OP,  what a dreadful situation you find yourself in,  through no apparent fault of yours,  or 'possibly' the dealer's.

Every horse that I've ever sent away (mostly mares to stud) has been entirely at my own risk,  with all veterinary bills being my responsibility.  EVERY establishment where I've left a horse has always made it quite clear that horses are left in their care at the owners risk.

I'm now looking at this from the dealers standpoint (I'm not a dealer btw!),  and whilst he has in every other way,  from what you say,  cared for your mare,  the accident,  be it in a box or the walker,  providing that he's shown due diligence,  sadly is an accident and they happen, we know.

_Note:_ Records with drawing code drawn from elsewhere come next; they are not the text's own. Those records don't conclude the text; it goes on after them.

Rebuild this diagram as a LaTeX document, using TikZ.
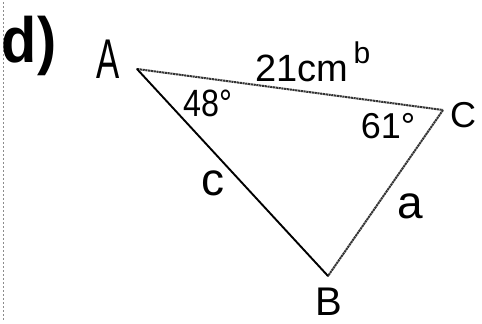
\documentclass[tikz,border=0pt]{standalone}
\usepackage{fontspec}
\setmainfont{Liberation Sans}
\begin{document}
\begin{tikzpicture}[x=1pt,y=-1pt,
  lbl/.style={inner sep=0pt,anchor=center,text=black},
  solidedge/.style={line width=1.9pt,black,line cap=round},
  sketchedge/.style={line width=2pt,black!80,dash pattern=on 2.2pt off 0.6pt,line cap=butt},
  scanline/.style={black!45,line width=0.6pt,dash pattern=on 1.5pt off 2.5pt}]
\useasboundingbox (0,0) rectangle (482,324);
\fill[white] (0,0) rectangle (482,324);
% scan artefact at left edge
\coordinate (s1) at (3,2);
\coordinate (s2) at (3,322);
\draw[scanline] (s1) -- (s2);
% vertices
\coordinate (vA) at (137,69);
\coordinate (vC) at (443,110);
\coordinate (vB) at (328,276);
% edges
\draw[sketchedge] (vA) -- (vC);
\draw[sketchedge] (vC) -- (vB);
\draw[solidedge] (vA) -- (vB);
% labels
\node[lbl,font=\fontsize{64}{64}\selectfont\bfseries,xscale=0.9] (part) at (29,46) {d)};
\node[lbl,font=\fontsize{56}{56}\selectfont,xscale=0.62] (labA) at (108,59) {A};
\node[lbl,font=\fontsize{36}{36}\selectfont] (labC) at (463,115) {C};
\node[lbl,font=\fontsize{40}{40}\selectfont] (labB) at (329,302) {B};
\node[lbl,font=\fontsize{38}{38}\selectfont] (sideb) at (302,68) {21cm};
\node[lbl,font=\fontsize{30}{30}\selectfont] (supb) at (362,53) {b};
\node[lbl,font=\fontsize{38}{38}\selectfont,xscale=0.85] (angA) at (208,103) {48°};
\node[lbl,font=\fontsize{36}{36}\selectfont] (angC) at (388,126) {61°};
\node[lbl,font=\fontsize{46}{46}\selectfont] (sidec) at (213,183) {c};
\node[lbl,font=\fontsize{46}{46}\selectfont] (sidea) at (410,206) {a};
\end{tikzpicture}
\end{document}
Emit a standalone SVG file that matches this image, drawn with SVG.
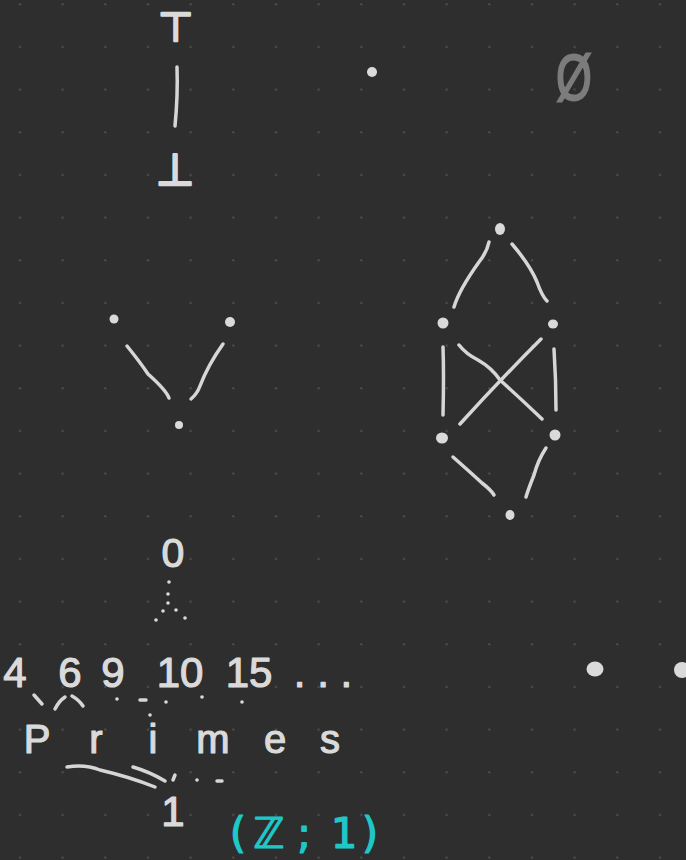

What are the likely costs of keeping your mare in for six months?  Well,  I would be wanting somewhere in the region of £60 rising to £80 per week when she comes back in to work,  and for that she would be fed and cared for properly.  That is likely to reach a total of about £1700 and it's also likely that there will be further veterinary charges and the need for a farrier on occasion.  The likely total will be in excess of £2k.

The dealer is now in a predicament,  he either presents you with a monthly bill for the box-rest keep of the horse and it seems for the next six months,  with further charges to get the mare in to a saleable shape over the last three months,  or he asks you to remove the horse from his yard or he makes an offer to take the horse as payment.

The dreadful truth is that any horse which has a sale value of £5-8k but is injured to the point of needing six months and considerable work,  is in reality,  of little or no financial value as she stands now. 

By all means seek legal advice,  but my honest opinion is that unless you can clearly prove a negligent approach on the part of the dealer,  then you will have no case.  Should you find legal counsel who will take on your case,  then you will almost certainly alienate yourself from the yard owner,  and may well end up with with costs,  both legal and keep where you'll wish that you'd gifted the horse when the offer was made.

Going back now to the dealer;  I suspect that he's attempting to make an offer which will put him at some risk.  A six month box-rest regime would have me thinking that the injury is serious.  There is no guarantee that she will return to work as has been suggested,  and he is also taking on a gamble.

I do understand your predicament,  but if it isn't the responsibility of the dealer,  as it may not be,  then the horse is still your responsibility.  The injury to your horse has changed the 'deal' and if the agreement is that the keep costs are taken from the sale price,  and if she sells for the hoped for £5k,  then the reality is that you will end up receiving very little in payment.  In fact,  she may well end up being sold and the sale price not equalling the keep costs.

I'm sorry OP that this probably isn't what you want the hear,  but I'm playing devil's advocate and hope that you accept that I'm actually on your side.

Alec.


----------



## HeresHoping (9 September 2016)

Alec, much as I adore you, I am afraid I have to disagree. She agreed a price with the dealer and the dealer has reneged on the deal. Breach of contract. He has paid half of what he said he would. Agreeing to pay in the first place was an acceptance of liability.


----------